> **EXERCISE INSTRUCTIONS**:
Quote every line as written. Omit pictures.

> **DATASET EXTRACT**:
════════════════════
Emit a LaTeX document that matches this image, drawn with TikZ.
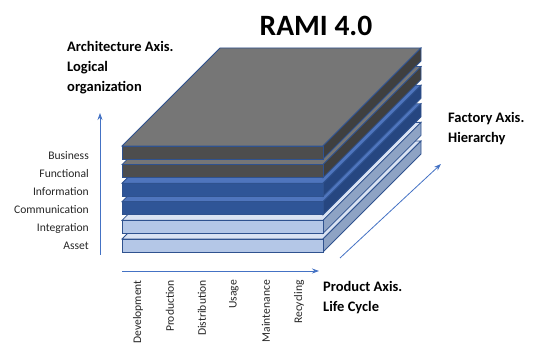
\documentclass[tikz,border=0pt]{standalone}
\usepackage{fontspec}
\setmainfont{Carlito}
\usetikzlibrary{arrows.meta}
\definecolor{edgeblue}{HTML}{2F528F}
\definecolor{axisblue}{HTML}{4472C4}
\definecolor{greyTop}{HTML}{767676}
\definecolor{greyFront}{HTML}{4D4D4D}
\definecolor{greySide}{HTML}{3F3F3F}
\definecolor{blueTop}{HTML}{4F75BD}
\definecolor{blueFront}{HTML}{2F5597}
\definecolor{blueSide}{HTML}{264680}
\definecolor{lightTop}{HTML}{DAE3F3}
\definecolor{lightFront}{HTML}{B4C7E7}
\definecolor{lightSide}{HTML}{8EA3C4}
\newcommand{\rlayer}[4]{%
  % #1 bottom y, #2 top colour, #3 front colour, #4 side colour
  \pgfmathsetmacro{\yb}{#1}\pgfmathsetmacro{\yt}{#1-13}%
  \pgfmathsetmacro{\ybb}{#1-98}\pgfmathsetmacro{\ytb}{#1-111}%
  \filldraw[layeredge,fill=#2] (122,\yt) -- (323,\yt) -- (421,\ytb) -- (220,\ytb) -- cycle;
  \filldraw[layeredge,fill=#4] (323,\yt) -- (421,\ytb) -- (421,\ybb) -- (323,\yb) -- cycle;
  \filldraw[layeredge,fill=#3] (122,\yt) rectangle (323,\yb);
}
\begin{document}
\begin{tikzpicture}[x=1pt,y=-1pt,
  layeredge/.style={draw=edgeblue,line width=0.8pt,line join=miter},
  axisarrow/.style={draw=axisblue,line width=0.8pt,-{Stealth[length=7pt,width=5pt]}},
  lab/.style={font=\fontsize{11.6}{13}\selectfont,text=black!85,inner sep=0pt},
  axtitle/.style={font=\fontsize{14.5}{20}\selectfont\bfseries,align=left,inner sep=0pt,anchor=west}]
\useasboundingbox (0,0) rectangle (550,355);
% layers, bottom to top
\rlayer{252}{lightTop}{lightFront}{lightSide}
\rlayer{233.4}{lightTop}{lightFront}{lightSide}
\rlayer{214.8}{blueTop}{blueFront}{blueSide}
\rlayer{196.2}{blueTop}{blueFront}{blueSide}
\rlayer{177.6}{greyTop}{greyFront}{greySide}
\rlayer{159}{greyTop}{greyFront}{greySide}
% axes
\coordinate (v0) at (100,255); \coordinate (v1) at (100,113);
\coordinate (h0) at (122,271); \coordinate (h1) at (319,271);
\coordinate (d0) at (340,258); \coordinate (d1) at (441,164);
\draw[axisarrow] (v0) -- (v1);
\draw[axisarrow] (h0) -- (h1);
\draw[axisarrow] (d0) -- (d1);
% left labels
\node[lab,anchor=east] (business) at (89,156) {Business};
\node[lab,anchor=east] (functional) at (89,174) {Functional};
\node[lab,anchor=east] (information) at (89,192) {Information};
\node[lab,anchor=east] (communication) at (89,210) {Communication};
\node[lab,anchor=east] (integration) at (89,228) {Integration};
\node[lab,anchor=east] (asset) at (89,246) {Asset};
% bottom labels
\node[lab,rotate=90,anchor=east] (development) at (138,280) {Development};
\node[lab,rotate=90,anchor=east] (production) at (170,280) {Production};
\node[lab,rotate=90,anchor=east] (distribution) at (202,280) {Distribution};
\node[lab,rotate=90,anchor=east] (usage) at (234,280) {Usage};
\node[lab,rotate=90,anchor=east] (maintenance) at (266,280) {Maintenance};
\node[lab,rotate=90,anchor=east] (recycling) at (299,280) {Recycling};
% titles
\node[font=\fontsize{29.5}{32}\selectfont\bfseries,inner sep=0pt] (title) at (316,26) {RAMI 4.0};
\node[axtitle] (archaxis) at (67,68) {Architecture Axis.\\Logical\\organization};
\node[axtitle] (factaxis) at (448,129) {Factory Axis.\\Hierarchy};
\node[axtitle] (prodaxis) at (323,298) {Product Axis.\\Life Cycle};
\end{tikzpicture}
\end{document}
════════════════════
> **RESULT OF THE EXERCISE**:
Emit a LaTeX document that matches this image, drawn with TikZ.
\documentclass[tikz,border=0pt]{standalone}
\usepackage{fontspec}
\setmainfont{Carlito}
\usetikzlibrary{arrows.meta}
\definecolor{edgeblue}{HTML}{2F528F}
\definecolor{axisblue}{HTML}{4472C4}
\definecolor{greyTop}{HTML}{767676}
\definecolor{greyFront}{HTML}{4D4D4D}
\definecolor{greySide}{HTML}{3F3F3F}
\definecolor{blueTop}{HTML}{4F75BD}
\definecolor{blueFront}{HTML}{2F5597}
\definecolor{blueSide}{HTML}{264680}
\definecolor{lightTop}{HTML}{DAE3F3}
\definecolor{lightFront}{HTML}{B4C7E7}
\definecolor{lightSide}{HTML}{8EA3C4}
\newcommand{\rlayer}[4]{%
  % #1 bottom y, #2 top colour, #3 front colour, #4 side colour
  \pgfmathsetmacro{\yb}{#1}\pgfmathsetmacro{\yt}{#1-13}%
  \pgfmathsetmacro{\ybb}{#1-98}\pgfmathsetmacro{\ytb}{#1-111}%
  \filldraw[layeredge,fill=#2] (122,\yt) -- (323,\yt) -- (421,\ytb) -- (220,\ytb) -- cycle;
  \filldraw[layeredge,fill=#4] (323,\yt) -- (421,\ytb) -- (421,\ybb) -- (323,\yb) -- cycle;
  \filldraw[layeredge,fill=#3] (122,\yt) rectangle (323,\yb);
}
\begin{document}
\begin{tikzpicture}[x=1pt,y=-1pt,
  layeredge/.style={draw=edgeblue,line width=0.8pt,line join=miter},
  axisarrow/.style={draw=axisblue,line width=0.8pt,-{Stealth[length=7pt,width=5pt]}},
  lab/.style={font=\fontsize{11.6}{13}\selectfont,text=black!85,inner sep=0pt},
  axtitle/.style={font=\fontsize{14.5}{20}\selectfont\bfseries,align=left,inner sep=0pt,anchor=west}]
\useasboundingbox (0,0) rectangle (550,355);
% layers, bottom to top
\rlayer{252}{lightTop}{lightFront}{lightSide}
\rlayer{233.4}{lightTop}{lightFront}{lightSide}
\rlayer{214.8}{blueTop}{blueFront}{blueSide}
\rlayer{196.2}{blueTop}{blueFront}{blueSide}
\rlayer{177.6}{greyTop}{greyFront}{greySide}
\rlayer{159}{greyTop}{greyFront}{greySide}
% axes
\coordinate (v0) at (100,255); \coordinate (v1) at (100,113);
\coordinate (h0) at (122,271); \coordinate (h1) at (319,271);
\coordinate (d0) at (340,258); \coordinate (d1) at (441,164);
\draw[axisarrow] (v0) -- (v1);
\draw[axisarrow] (h0) -- (h1);
\draw[axisarrow] (d0) -- (d1);
% left labels
\node[lab,anchor=east] (business) at (89,156) {Business};
\node[lab,anchor=east] (functional) at (89,174) {Functional};
\node[lab,anchor=east] (information) at (89,192) {Information};
\node[lab,anchor=east] (communication) at (89,210) {Communication};
\node[lab,anchor=east] (integration) at (89,228) {Integration};
\node[lab,anchor=east] (asset) at (89,246) {Asset};
% bottom labels
\node[lab,rotate=90,anchor=east] (development) at (138,280) {Development};
\node[lab,rotate=90,anchor=east] (production) at (170,280) {Production};
\node[lab,rotate=90,anchor=east] (distribution) at (202,280) {Distribution};
\node[lab,rotate=90,anchor=east] (usage) at (234,280) {Usage};
\node[lab,rotate=90,anchor=east] (maintenance) at (266,280) {Maintenance};
\node[lab,rotate=90,anchor=east] (recycling) at (299,280) {Recycling};
% titles
\node[font=\fontsize{29.5}{32}\selectfont\bfseries,inner sep=0pt] (title) at (316,26) {RAMI 4.0};
\node[axtitle] (archaxis) at (67,68) {Architecture Axis.\\Logical\\organization};
\node[axtitle] (factaxis) at (448,129) {Factory Axis.\\Hierarchy};
\node[axtitle] (prodaxis) at (323,298) {Product Axis.\\Life Cycle};
\end{tikzpicture}
\end{document}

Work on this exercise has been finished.